A profile in courage

By Steven Martinovich
web posted February 28, 2005

Back in Action: An American Soldier's Story of Courage, Faith and FortitudeThat a soldier is being deployed back to Iraq is hardly newsworthy. Nor is that a soldier previously injured in combat will be returning to duty. U.S. Army Captain David Rozelle of the 3rd Armored Calvary was severely injured in June 2003 in Hit, Iraq and will return in March as commander of an armored cavalry troop. What makes Rozelle different is that he is the first amputee in recent history to reenter the battlefield.

Rozelle's inspirational journey is the subject of Back in Action: An American Soldier's Story of Courage, Faith and Fortitude, a book that truly lives up to its title. Rozelle was the stereotypical All-American: an attractive, athletic, intelligent and motivated man who was serving his country during a time of war. A respected commander, Rozelle shared his men's danger on patrol by leading from the front and interacting directly with Iraqis. Combining diplomacy and military power, Rozelle helped make the Sunni dominated city of Hit one of the relatively safer places in Iraq after the war.

Unfortunately his effectiveness made him a target, leading Iraqi terrorists to place a price on his head. Just four months after arriving in Iraq and while on his way to help train new Iraqi police recruits, Rozelle's Humvee struck a mine that wrecked the vehicle and severely injured his right foot. After being evacuated to Baghdad and while suffering unimaginable pain, Rozelle learned that his foot was beyond repair and needed to be amputated. It wasn't until months later, however, until the realization of what that meant struck him.

"'I'm going to be like this forever.' It was like getting struck by lightning. It finally sank in all at once. It was good that I was alone, because I really got to cry it out. My brain was no longer hazy with the deception of drugs. It was clear to me that I was going to have to wear that f*****g prosthesis all the time. Chris wasn't lying when he said that I wouldn't be 100 per cent for a year. It was going to take a year just to get used to living as an amputee. ... I was slowly realizing that I was going to have to adapt my lifestyle. My heart broke."
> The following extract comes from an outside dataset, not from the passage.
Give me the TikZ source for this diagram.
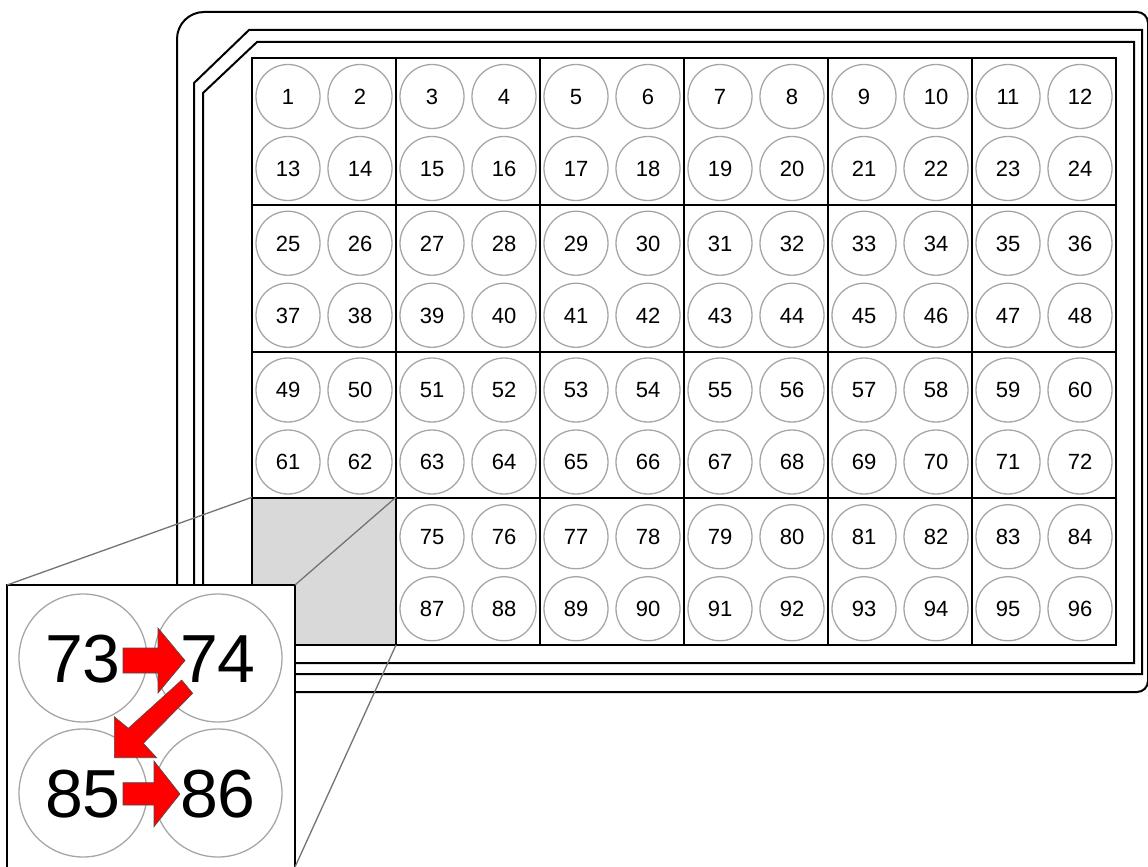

His recovery from his injury, though taking place in impressive time -- within months he was running short distances, wasn't without difficulty. The intense pain necessitated large amounts of morphine to which he became addicted. Rozelle was forced to learn how to walk with a prosthesis, deal with agonizing and reoccurring pain. The pain wasn't merely physical as Rozelle details conflicted feelings about his future and months of depression. As a testament to his strength, however, Rozelle overcame a number of difficult challenges and began to live life as he had before.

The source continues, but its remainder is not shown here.